Article
Business schools and other professional schools are getting the message that employers want graduates with not just technical skills, but the soft skills as well.
Business schools and other professional schools are getting the message that employers want graduates with not just technical skills, but the soft skills as well. The term "soft" is unfortunate since it seems to imply that they are not as valuable as knowing how to read a balance sheet, build things, or sell products on the Internet. To the contrary, they seem to be replacing technical competence as the keys to success.
Physicians, to be successful in the future, will need to evolve from technicians to managers to entrepreneurs to leaderpreneurs.
Soft skills are about building your emotional IQ. Have you ever taken a course in negotiation and persuasion, conflict resolution, team building, leading chaos or high performance teams, or managing with incomplete information?
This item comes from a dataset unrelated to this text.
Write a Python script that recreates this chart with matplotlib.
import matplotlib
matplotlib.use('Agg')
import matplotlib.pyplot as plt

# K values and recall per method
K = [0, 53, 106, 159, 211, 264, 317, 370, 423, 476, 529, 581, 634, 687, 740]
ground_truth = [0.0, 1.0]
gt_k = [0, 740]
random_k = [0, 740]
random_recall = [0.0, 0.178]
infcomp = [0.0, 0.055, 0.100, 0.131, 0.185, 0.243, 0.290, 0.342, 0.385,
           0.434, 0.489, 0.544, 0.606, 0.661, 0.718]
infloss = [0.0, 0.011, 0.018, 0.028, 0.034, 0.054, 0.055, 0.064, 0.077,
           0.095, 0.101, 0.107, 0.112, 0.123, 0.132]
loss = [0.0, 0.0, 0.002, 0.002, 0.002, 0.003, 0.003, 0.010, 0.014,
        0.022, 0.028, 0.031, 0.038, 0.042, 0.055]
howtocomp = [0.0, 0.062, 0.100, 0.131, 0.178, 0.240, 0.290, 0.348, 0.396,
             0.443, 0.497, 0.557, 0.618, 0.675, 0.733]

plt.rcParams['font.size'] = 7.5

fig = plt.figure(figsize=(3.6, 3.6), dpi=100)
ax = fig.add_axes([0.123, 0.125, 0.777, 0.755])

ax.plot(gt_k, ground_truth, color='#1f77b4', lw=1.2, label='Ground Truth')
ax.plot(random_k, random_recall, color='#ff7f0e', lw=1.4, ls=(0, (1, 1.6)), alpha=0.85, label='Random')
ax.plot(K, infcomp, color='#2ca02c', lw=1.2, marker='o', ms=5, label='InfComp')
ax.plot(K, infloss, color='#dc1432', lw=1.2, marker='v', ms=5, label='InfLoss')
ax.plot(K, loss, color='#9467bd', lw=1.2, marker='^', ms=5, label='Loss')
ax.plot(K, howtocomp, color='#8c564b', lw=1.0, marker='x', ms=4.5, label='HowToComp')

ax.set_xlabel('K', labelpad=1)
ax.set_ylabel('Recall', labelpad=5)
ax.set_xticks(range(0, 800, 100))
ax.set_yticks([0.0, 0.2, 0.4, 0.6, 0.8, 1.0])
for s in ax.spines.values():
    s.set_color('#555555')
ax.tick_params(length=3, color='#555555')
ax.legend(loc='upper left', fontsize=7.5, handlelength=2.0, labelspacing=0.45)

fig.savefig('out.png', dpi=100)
Releasing the innerpreneur, in part, depends on hardening your soft skills. Futurists argue that the new world of work will depend on workers with creativity, imagination, innovativeness, and the ability to manage themselves and teams demanding complex interpersonal and intrapersonal coordination and leadership.
Consequently, some think that the MFA is the new MBA and that liberal arts majors will be more in demand in the 21st century economy. For entrepreneurs, technical skills might buy you a ladder but you will need the soft skills to climb it.